In its responsibility report for 2020, released with Monday's statement, the firm sets itself an ambition of "being an enabler in the logistics of environmentally friendly fuels."
As part of this ambition, the company will seek to achieve "active participation with at least one relevant working group in 2021," it said in the report.
This working group "could be an industry body or a regulatory body," a company representative told Ship & Bunker by email on Monday.
The company has previously expressed reluctance to jump into the alternative bunker market in the short term, in the way Peninsula Petroleum has with its new LNG bunkering business.
"At the moment, alternative fuels are a small percentage of the overall demand for energy or fuel," Svend Mølholt, chief operation officer at Monjasa, said in an interview with Ship & Bunker last month.

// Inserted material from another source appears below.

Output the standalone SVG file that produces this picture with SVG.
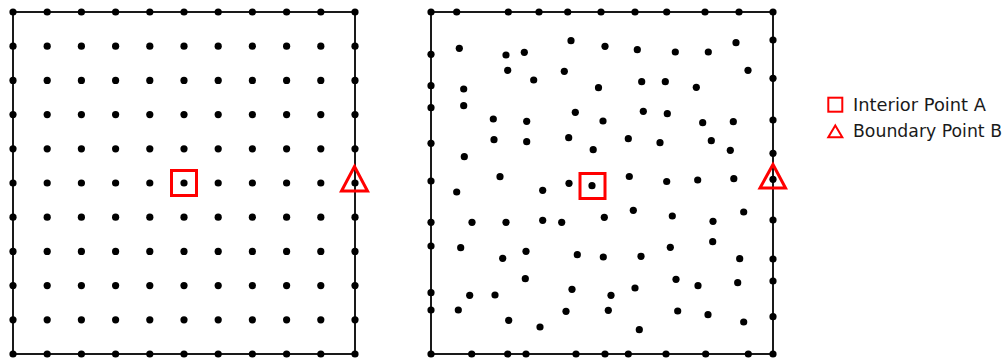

"We hope to be able to support the transition to alternative fuels, but that continues to be an upstream task in developing those to be more ready for mass consumption and distribution.
"What we looked at at the moment to support this transition is to find companies that are investigating and developing in the sphere of alternative fuels to see how we can advise on the logistical side of these opportunities to make it something that's more readily available for the shipping industry.
"That's where we're putting in our efforts at the moment.
"At a later point, that could obviously translate into new logistical setups, be that on LNG or ammonia or something else.
"But at the moment, we think where we can make the largest impact is by spurring and helping out on what the logistics of alternative fuels looks like."